>>

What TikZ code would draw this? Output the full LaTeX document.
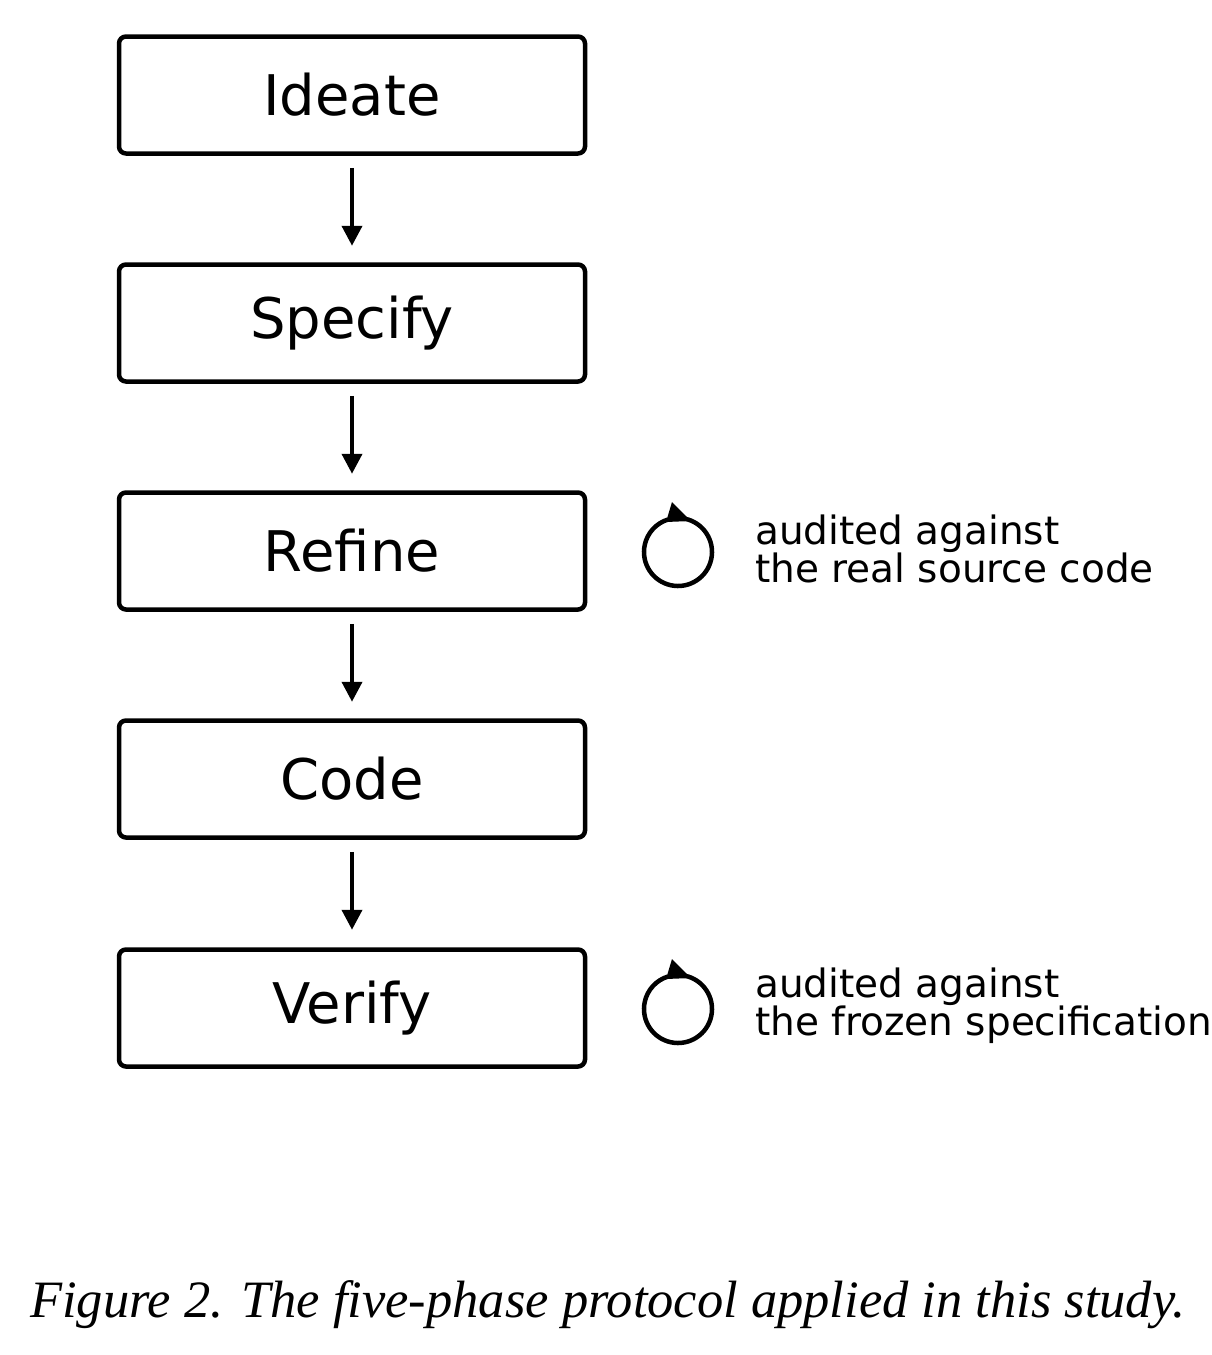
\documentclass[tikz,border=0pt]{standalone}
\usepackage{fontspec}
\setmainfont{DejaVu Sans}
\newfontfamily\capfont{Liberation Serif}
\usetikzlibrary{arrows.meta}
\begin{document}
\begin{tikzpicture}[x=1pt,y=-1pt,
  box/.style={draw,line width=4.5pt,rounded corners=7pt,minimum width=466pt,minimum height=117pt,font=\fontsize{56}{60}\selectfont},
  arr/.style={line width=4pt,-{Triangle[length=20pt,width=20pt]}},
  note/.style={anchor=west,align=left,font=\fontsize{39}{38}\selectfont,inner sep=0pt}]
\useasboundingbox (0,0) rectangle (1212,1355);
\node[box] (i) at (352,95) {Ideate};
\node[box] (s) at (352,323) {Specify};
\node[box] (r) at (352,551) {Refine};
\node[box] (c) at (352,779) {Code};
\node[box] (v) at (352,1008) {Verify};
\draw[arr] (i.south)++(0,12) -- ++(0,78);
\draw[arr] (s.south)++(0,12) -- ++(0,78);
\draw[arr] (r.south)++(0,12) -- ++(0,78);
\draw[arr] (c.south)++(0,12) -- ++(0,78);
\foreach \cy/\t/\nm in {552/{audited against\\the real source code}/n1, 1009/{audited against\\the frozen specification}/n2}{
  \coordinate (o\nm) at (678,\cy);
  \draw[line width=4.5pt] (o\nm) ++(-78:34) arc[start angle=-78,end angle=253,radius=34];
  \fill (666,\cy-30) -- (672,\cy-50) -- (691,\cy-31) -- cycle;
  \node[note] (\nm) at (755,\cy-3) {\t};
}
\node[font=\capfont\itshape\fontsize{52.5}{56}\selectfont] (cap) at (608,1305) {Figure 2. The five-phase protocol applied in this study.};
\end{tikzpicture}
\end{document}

<<

Tally the lines above containing "this". Answer with the count only.

2